ZIMRA entered 2026 with the enforcement powers to act on what that registry reveals. From January this year, the authority is empowered to attach immovable property and temporarily close businesses for non-compliance, and all taxpayer bank accounts and merchant wallets must be linked to a taxpayer identification number and reported to ZIMRA.

While the re-registration requirement creates exposure for foreign buyers who transacted outside formal systems, it simultaneously creates acute vulnerability for anyone who purchased property but never completed the transfer of title into their name.

Zimbabwean courts have handled a steady stream of cases in which buyers who paid, occupied, and even improved properties found themselves legally defenceless because the title deed remained registered in the seller's name.

A High Court judgment handed down as recently as March 2026 underlines the stakes. The court confirmed that a title deed establishes only a prima facie right and not a real or absolute right and found that claimants who paid for and occupied land but did not take reasonable steps to have the property transferred into their names bore responsibility for that failure.

The fraud risk compounds this. Zimbabwe's deeds office has been the site of some of the most audacious property theft the country's courts have recorded. In the case of Dr Dzingai Mutumbuka, Zimbabwe's first Black education minister, fraudsters aided by an insider at the deeds office stole the original title deeds to his $600,000 home in Chisipite, forged replacement documentation, and sold the property to unsuspecting third parties for a fraction of its value.
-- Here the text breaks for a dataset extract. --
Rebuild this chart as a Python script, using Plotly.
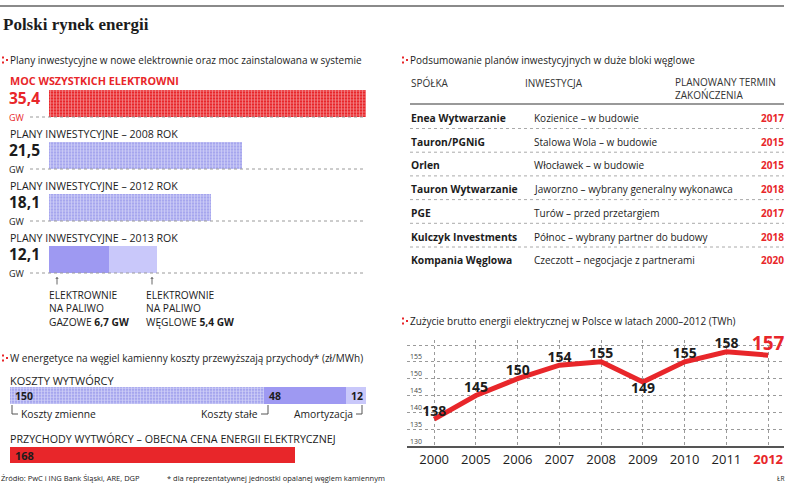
import plotly.graph_objects as go

W, H = 805, 488
FONT = "Open Sans"
SERIF = "Liberation Serif"
DARK = "#1c1c1c"
RED = "#E8262A"
LAV_HATCH = "#A6A6EE"
LAV_DARK = "#9E99F2"
LAV_LIGHT = "#C9C8FA"

# ---------------- data ----------------
plan_rows = ["MOC WSZYSTKICH ELEKTROWNI",
             "PLANY INWESTYCYJNE – 2008 ROK",
             "PLANY INWESTYCYJNE – 2012 ROK",
             "PLANY INWESTYCYJNE – 2013 ROK"]
plan_gw = [35.4, 21.5, 18.1, 12.1]
plan_2013_gas = 6.7
plan_2013_coal = 5.4

cost_rows = ["KOSZTY WYTWÓRCY",
             "PRZYCHODY WYTWÓRCY – OBECNA CENA ENERGII ELEKTRYCZNEJ"]
cost_labels = ["Koszty zmienne", "Koszty stałe", "Amortyzacja"]
cost_values = [150, 48, 12]
revenue_value = 168

companies = ["Enea Wytwarzanie", "Tauron/PGNiG", "Orlen", "Tauron Wytwarzanie",
             "PGE", "Kulczyk Investments", "Kompania Węglowa"]
investments = ["Kozienice – w budowie", "Stalowa Wola – w budowie",
               "Włocławek – w budowie", "Jaworzno – wybrany generalny wykonawca",
               "Turów – przed przetargiem", "Północ – wybrany partner do budowy",
               "Czeczott – negocjacje z partnerami"]
completion_years = ["2017", "2015", "2015", "2018", "2017", "2018", "2020"]

years = ["2000", "2005", "2006", "2007", "2008", "2009", "2010", "2011", "2012"]
consumption = [138, 145, 150, 154, 155, 149, 155, 158, 157]
y_ticks = [130, 135, 140, 145, 150, 155, 160]


def fmt(v):
    return f"{v:.1f}".replace(".", ",")


def px(x):
    return x / W


def py(y):
    return 1 - y / H


ann = []
shapes = []


def T(x, y, text, size=10, color=DARK, xanchor="left", yanchor="middle", family=FONT):
    ann.append(dict(x=px(x), y=py(y), xref="paper", yref="paper", text=text,
                    showarrow=False, xanchor=xanchor, yanchor=yanchor, align="left",
                    borderpad=0,
                    font=dict(size=size, color=color, family=family)))


def L(x0, y0, x1, y1, color="#666", width=1, dash="solid"):
    shapes.append(dict(type="line", xref="paper", yref="paper",
                       x0=px(x0), y0=py(y0), x1=px(x1), y1=py(y1),
                       line=dict(color=color, width=width, dash=dash)))


def R(x0, y0, x1, y1, color):
    shapes.append(dict(type="rect", xref="paper", yref="paper",
                       x0=px(x0), y0=py(y0), x1=px(x1), y1=py(y1),
                       line=dict(width=0), fillcolor=color))


def marker(x, y):
    R(x - 1, y - 3.5, x + 1, y - 1.5, RED)
    R(x - 1, y + 1.5, x + 1, y + 3.5, RED)
    R(x + 3, y - 1, x + 5, y + 1, RED)


fig = go.Figure()

hatch = dict(shape="+", fgcolor="white", size=3, solidity=0.4)

# ---- top-left bars ----
fig.add_trace(go.Bar(y=plan_rows[:1], x=plan_gw[:1], orientation="h", width=0.52,
                     marker=dict(color=RED, line=dict(width=0),
                                 pattern=dict(bgcolor=RED, **hatch)),
                     xaxis="x", yaxis="y", hoverinfo="skip"))
fig.add_trace(go.Bar(y=plan_rows[1:3], x=plan_gw[1:3], orientation="h", width=0.52,
                     marker=dict(color=LAV_HATCH, line=dict(width=0),
                                 pattern=dict(bgcolor=LAV_HATCH, **hatch)),
                     xaxis="x", yaxis="y", hoverinfo="skip"))
fig.add_trace(go.Bar(y=plan_rows[3:], x=[plan_2013_gas], orientation="h", width=0.52,
                     marker=dict(color=LAV_DARK, line=dict(width=0)),
                     xaxis="x", yaxis="y", hoverinfo="skip"))
fig.add_trace(go.Bar(y=plan_rows[3:], x=[plan_2013_coal], orientation="h", width=0.52,
                     marker=dict(color=LAV_LIGHT, line=dict(width=0)),
                     xaxis="x", yaxis="y", hoverinfo="skip"))

# ---- bottom-left bars ----
cost_colors = [None, LAV_DARK, LAV_LIGHT]
for i, v in enumerate(cost_values):
    if i == 0:
        mk = dict(color=LAV_HATCH, line=dict(width=0), pattern=dict(bgcolor=LAV_HATCH, **hatch))
    else:
        mk = dict(color=cost_colors[i], line=dict(width=0))
    fig.add_trace(go.Bar(y=cost_rows[:1], x=[v], orientation="h", width=0.29, marker=mk,
                         xaxis="x2", yaxis="y2", hoverinfo="skip"))
fig.add_trace(go.Bar(y=cost_rows[1:], x=[revenue_value], orientation="h", width=0.27,
                     marker=dict(color=RED, line=dict(width=0)),
                     xaxis="x2", yaxis="y2", hoverinfo="skip"))

# ---- line chart ----
n = len(consumption)
positions = []
for i, v in enumerate(consumption):
    if 0 < i < n - 1 and v < consumption[i - 1] and v < consumption[i + 1]:
        positions.append("bottom center")
    else:
        positions.append("top center")
fig.add_trace(go.Scatter(x=years, y=consumption, mode="lines+text",
                         line=dict(color=RED, width=5),
                         text=[str(v) for v in consumption],
                         texttemplate="<b>%{text}</b>",
                         textposition=positions,
                         textfont=dict(family=FONT, size=[14] * (n - 1) + [19],
                                       color=[DARK] * (n - 1) + [RED]),
                         xaxis="x3", yaxis="y3", hoverinfo="skip", cliponaxis=False))

# ---------------- decorations / texts ----------------
L(0, 6, 784, 6, "#8a8a8a", 2.2)
T(2, 24, "<b>Polski rynek energii</b>", size=17, family=SERIF)

for (mx, my, txt) in [(3, 60, "Plany inwestycyjne w nowe elektrownie oraz moc zainstalowana w systemie"),
                      (403, 60, "Podsumowanie planów inwestycyjnych w duże bloki węglowe"),
                      (3, 358, "W energetyce na węgiel kamienny koszty przewyższają przychody* (zł/MWh)"),
                      (403, 321, "Zużycie brutto energii elektrycznej w Polsce w latach 2000–2012 (TWh)")]:
    marker(mx, my)
    T(mx + 6, my, txt, size=10)

# top-left rows
for i, (name, v) in enumerate(zip(plan_rows, plan_gw)):
    c = 103.5 + 52 * i
    col = RED if i == 0 else DARK
    if i == 0:
        T(9, c - 23, f"<b>{name}</b>", size=10.8, color=RED)
    else:
        T(9, c - 21.5, name, size=10.6, color=DARK)
    T(8, c + 1.5,
      f"<b><span style='font-size:15.5px'>{fmt(v)}</span></b><br>"
      f"<span style='font-size:9px'>GW</span>", size=13, color=col)
    L(30, c + 13.5, 366, c + 13.5, "#9a9a9a", 1, "dot")

for ax_x in (57, 152):
    ann.append(dict(x=px(ax_x), y=py(277), xref="paper", yref="paper", text="",
                    showarrow=True, ax=0, ay=9, arrowhead=1, arrowsize=0.6,
                    arrowwidth=1, arrowcolor="#666"))
for lx, kind, val in [(48, "GAZOWE", plan_2013_gas), (145, "WĘGLOWE", plan_2013_coal)]:
    T(lx, 287, f"ELEKTROWNIE<br>NA PALIWO<br>{kind} <b>{fmt(val)} GW</b>",
      size=10.2, yanchor="top")

# bottom-left texts
T(9, 380, cost_rows[0], size=11)
T(9, 439, cost_rows[1], size=10.7)
start = 0
for v in cost_values:
    ann.append(dict(x=start, y=cost_rows[0], xref="x2", yref="y2", text=f"<b>{v}</b>",
                    showarrow=False, xanchor="left", xshift=3,
                    font=dict(size=10.5, color=DARK, family=FONT)))
    start += v
ann.append(dict(x=0, y=cost_rows[1], xref="x2", yref="y2", text=f"<b>{revenue_value}</b>",
                showarrow=False, xanchor="left", xshift=3,
                font=dict(size=11, color=DARK, family=FONT)))

L(12, 405, 12, 414, "#555")
L(12, 414, 18, 414, "#555")
T(20, 414, cost_labels[0], size=10.3)
T(259, 414, cost_labels[1], size=10.3, xanchor="right")
L(261, 414, 268, 414, "#555")
L(268, 414, 268, 405, "#555")
T(354, 414, cost_labels[2], size=10.3, xanchor="right")
L(356, 414, 362, 414, "#555")
L(362, 414, 362, 405, "#555")

T(0, 478, "Źródło: PwC i ING Bank Śląski, ARE, DGP", size=7.5)
T(166, 478, "* dla reprezentatywnej jednostki opalanej węglem kamiennym", size=7.5)
T(785, 478, "ŁR", size=6.5, xanchor="right")

# table
T(410, 83, "SPÓŁKA", size=10, color="#333")
T(524, 83, "INWESTYCJA", size=10, color="#333")
T(674, 88.5, "PLANOWANY TERMIN<br>ZAKOŃCZENIA", size=10, color="#333")
L(410, 104, 784, 104, "#777", 1.5)
for i, (co, inv, yr) in enumerate(zip(companies, investments, completion_years)):
    y = 118 + 23.7 * i
    T(410, y, f"<b>{co}</b>", size=10.3)
    T(533, y, inv, size=10)
    T(785, y, f"<b>{yr}</b>", size=10, color=RED, xanchor="right")
    if i < len(companies) - 1:
        L(410, y + 10.5, 784, y + 10.5, "#aaaaaa", 1, "dot")

ticktext = [y if y != years[-1] else f"<b><span style='color:{RED}'>{y}</span></b>" for y in years]

hidden = dict(showgrid=False, zeroline=False, showticklabels=False, showline=False, fixedrange=True)

fig.update_layout(
    width=W, height=H, margin=dict(l=0, r=0, t=0, b=0),
    paper_bgcolor="white", plot_bgcolor="white", showlegend=False,
    barmode="stack", font=dict(family=FONT, color=DARK),
    xaxis=dict(domain=[px(49), px(366)], range=[0, 35.4], anchor="y", **hidden),
    yaxis=dict(domain=[py(285.5), py(77.5)], type="category", categoryarray=plan_rows,
               range=[3.5, -0.5], anchor="x", **hidden),
    xaxis2=dict(domain=[px(10), px(366)], range=[0, 210], anchor="y2", **hidden),
    yaxis2=dict(domain=[py(484.75), py(365.75)], type="category", categoryarray=cost_rows,
                range=[1.5, -0.5], anchor="x2", **hidden),
    xaxis3=dict(domain=[px(407), px(784)], type="category", categoryarray=years,
                range=[-0.65, 8.38], anchor="y3", showgrid=True, gridcolor="#9a9a9a",
                griddash="dot", gridwidth=1, showline=True, linecolor="#555", linewidth=2,
                zeroline=False, ticks="", tickvals=years, ticktext=ticktext,
                tickfont=dict(size=13, color=DARK, family=FONT), fixedrange=True),
    yaxis3=dict(domain=[py(446), py(340)], range=[130, 161.5], anchor="x3",
                tickvals=y_ticks, showgrid=True, gridcolor="#9a9a9a", griddash="dot",
                gridwidth=1, zeroline=False, showline=False, ticks="",
                ticklabelposition="inside top",
                tickfont=dict(size=7, color="#444", family=FONT), fixedrange=True),
    annotations=ann, shapes=shapes,
)

fig.write_html("out.html", config={"displayModeBar": False},
               post_script="document.body.style.margin='0';document.body.style.padding='0';")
The new securitised deed regime is in part a direct response to cases of this kind. A legal practitioner told Zim Now that for foreign buyers specifically, the convergence of these developments creates a pressure point that did not exist even two years ago.
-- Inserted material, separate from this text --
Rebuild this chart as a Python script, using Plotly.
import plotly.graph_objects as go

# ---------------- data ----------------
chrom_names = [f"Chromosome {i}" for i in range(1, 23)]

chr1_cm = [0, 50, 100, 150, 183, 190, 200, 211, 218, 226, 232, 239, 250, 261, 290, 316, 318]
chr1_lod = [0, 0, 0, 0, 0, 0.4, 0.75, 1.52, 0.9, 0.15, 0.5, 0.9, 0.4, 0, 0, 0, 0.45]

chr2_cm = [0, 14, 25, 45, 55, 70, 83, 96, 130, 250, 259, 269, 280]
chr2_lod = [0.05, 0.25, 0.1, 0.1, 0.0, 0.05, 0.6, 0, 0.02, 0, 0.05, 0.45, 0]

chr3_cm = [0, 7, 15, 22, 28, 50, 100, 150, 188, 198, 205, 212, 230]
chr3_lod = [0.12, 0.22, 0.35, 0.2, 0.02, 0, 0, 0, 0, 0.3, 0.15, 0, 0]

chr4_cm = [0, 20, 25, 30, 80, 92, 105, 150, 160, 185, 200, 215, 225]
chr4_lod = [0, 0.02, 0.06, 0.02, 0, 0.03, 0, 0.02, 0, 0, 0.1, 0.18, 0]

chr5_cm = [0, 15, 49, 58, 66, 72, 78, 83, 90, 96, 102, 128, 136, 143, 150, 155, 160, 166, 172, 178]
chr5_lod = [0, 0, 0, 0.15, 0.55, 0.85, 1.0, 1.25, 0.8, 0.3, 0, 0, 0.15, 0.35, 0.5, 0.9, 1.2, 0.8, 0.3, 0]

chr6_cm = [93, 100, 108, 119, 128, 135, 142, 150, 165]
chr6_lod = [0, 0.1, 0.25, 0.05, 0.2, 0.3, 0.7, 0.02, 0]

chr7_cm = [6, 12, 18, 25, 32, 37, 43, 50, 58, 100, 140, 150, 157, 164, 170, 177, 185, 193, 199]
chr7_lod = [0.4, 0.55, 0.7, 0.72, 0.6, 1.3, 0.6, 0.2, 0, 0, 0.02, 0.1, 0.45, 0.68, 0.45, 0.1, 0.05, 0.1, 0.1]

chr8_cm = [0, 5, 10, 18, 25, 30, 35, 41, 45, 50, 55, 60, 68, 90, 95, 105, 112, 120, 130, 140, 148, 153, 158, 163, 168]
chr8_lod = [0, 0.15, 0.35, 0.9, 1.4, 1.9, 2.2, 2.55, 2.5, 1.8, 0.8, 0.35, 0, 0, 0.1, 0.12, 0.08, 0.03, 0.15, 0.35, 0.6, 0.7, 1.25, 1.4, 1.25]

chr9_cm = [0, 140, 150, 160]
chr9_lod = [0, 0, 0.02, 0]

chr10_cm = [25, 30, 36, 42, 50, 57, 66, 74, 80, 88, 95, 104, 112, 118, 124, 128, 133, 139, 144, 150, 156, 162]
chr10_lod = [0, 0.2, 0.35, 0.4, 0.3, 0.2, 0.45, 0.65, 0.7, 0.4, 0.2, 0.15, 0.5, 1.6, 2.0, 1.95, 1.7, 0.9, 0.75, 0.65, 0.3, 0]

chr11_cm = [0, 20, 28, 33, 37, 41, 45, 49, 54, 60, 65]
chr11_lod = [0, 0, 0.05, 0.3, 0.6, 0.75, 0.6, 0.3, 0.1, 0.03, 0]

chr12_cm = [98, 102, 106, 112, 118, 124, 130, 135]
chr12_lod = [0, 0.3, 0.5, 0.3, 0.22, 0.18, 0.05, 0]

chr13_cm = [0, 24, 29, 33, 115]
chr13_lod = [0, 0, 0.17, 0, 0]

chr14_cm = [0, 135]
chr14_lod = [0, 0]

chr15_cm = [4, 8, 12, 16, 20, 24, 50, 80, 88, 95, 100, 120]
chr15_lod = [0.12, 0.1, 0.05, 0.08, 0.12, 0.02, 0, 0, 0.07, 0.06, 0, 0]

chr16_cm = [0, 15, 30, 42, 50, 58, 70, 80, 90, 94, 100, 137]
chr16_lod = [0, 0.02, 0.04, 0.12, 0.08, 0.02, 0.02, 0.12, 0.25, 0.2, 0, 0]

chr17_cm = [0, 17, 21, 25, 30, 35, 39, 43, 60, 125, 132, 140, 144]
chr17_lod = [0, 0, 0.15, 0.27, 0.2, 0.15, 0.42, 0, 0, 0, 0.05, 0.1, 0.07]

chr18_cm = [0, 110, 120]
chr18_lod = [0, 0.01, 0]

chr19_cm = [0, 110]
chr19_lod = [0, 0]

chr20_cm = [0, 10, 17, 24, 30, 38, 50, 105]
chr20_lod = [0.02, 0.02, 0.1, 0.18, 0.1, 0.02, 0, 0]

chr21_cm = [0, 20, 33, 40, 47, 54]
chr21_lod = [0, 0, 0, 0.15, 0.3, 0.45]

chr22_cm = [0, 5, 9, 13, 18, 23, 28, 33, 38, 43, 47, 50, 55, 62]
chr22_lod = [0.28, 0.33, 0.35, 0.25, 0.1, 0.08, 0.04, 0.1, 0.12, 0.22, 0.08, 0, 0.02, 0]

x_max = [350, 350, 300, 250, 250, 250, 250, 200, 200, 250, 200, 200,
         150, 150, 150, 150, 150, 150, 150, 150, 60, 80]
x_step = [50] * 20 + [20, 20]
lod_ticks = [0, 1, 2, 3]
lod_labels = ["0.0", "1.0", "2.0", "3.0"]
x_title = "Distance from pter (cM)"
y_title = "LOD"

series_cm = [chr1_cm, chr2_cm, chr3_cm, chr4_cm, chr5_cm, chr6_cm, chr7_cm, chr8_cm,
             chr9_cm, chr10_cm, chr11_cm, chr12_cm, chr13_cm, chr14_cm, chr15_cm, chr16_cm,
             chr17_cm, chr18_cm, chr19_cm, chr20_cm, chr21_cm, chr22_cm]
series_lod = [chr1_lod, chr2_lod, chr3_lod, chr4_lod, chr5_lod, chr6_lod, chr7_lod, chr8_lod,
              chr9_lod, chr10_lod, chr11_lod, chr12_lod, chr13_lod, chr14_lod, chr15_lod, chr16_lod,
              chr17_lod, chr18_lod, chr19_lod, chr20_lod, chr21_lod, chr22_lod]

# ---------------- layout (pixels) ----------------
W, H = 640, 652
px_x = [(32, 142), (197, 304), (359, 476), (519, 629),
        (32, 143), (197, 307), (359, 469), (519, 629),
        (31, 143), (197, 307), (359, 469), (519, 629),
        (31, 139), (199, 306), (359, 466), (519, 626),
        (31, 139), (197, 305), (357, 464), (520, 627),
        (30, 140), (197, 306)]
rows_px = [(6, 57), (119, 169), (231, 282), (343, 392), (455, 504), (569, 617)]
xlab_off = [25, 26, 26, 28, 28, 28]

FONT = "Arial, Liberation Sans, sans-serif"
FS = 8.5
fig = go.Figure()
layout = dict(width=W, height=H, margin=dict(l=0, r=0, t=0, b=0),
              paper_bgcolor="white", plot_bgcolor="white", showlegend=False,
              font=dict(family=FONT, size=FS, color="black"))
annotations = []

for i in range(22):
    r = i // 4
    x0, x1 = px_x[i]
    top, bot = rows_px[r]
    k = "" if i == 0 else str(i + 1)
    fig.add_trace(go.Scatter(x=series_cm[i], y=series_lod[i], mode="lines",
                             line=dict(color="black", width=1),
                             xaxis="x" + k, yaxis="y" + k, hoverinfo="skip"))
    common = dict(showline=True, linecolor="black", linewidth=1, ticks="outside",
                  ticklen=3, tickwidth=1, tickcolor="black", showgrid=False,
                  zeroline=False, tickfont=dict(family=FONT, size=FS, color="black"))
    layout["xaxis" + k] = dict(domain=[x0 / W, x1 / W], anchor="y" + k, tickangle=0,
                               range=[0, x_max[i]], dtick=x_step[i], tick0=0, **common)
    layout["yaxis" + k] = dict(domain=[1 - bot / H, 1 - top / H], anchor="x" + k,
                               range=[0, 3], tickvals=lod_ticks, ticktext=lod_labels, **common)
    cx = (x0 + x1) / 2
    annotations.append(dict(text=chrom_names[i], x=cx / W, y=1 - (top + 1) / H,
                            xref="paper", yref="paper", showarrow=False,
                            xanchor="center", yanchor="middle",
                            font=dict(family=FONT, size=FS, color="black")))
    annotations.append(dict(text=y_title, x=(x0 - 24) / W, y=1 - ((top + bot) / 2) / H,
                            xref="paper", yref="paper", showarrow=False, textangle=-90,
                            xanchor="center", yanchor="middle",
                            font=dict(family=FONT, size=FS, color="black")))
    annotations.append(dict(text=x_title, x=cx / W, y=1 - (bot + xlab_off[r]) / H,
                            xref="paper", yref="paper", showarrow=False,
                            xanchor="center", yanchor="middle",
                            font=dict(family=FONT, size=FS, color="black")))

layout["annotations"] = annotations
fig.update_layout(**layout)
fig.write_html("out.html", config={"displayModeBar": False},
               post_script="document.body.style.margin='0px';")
“A digital registry means ownership is now visible at the institutional level in ways it was not before. A tax audit mandate means visibility translates directly into liability. And the legal framework governing property rights means that buyers who treated cash payment as the end of the transaction, rather than the beginning of a formal ownership process, may find that the state does not agree,” said the Harare lawyer.

The audit, the official confirmed, will focus initially on high-value residential properties in established suburbs, where foreign ownership is most concentrated and where the gap between transaction values and declared figures is most likely to be material.

He said this is part of a broader policy direction, including proposals that would require foreign real estate players to develop new areas and reserve units for Zimbabwean purchasers in future transactions. Real estate has already been reserved for locals under SI 215 of 2025, with foreigners given up to end of 2028 to bring in local partners and hold a maximum of 25% in such operations.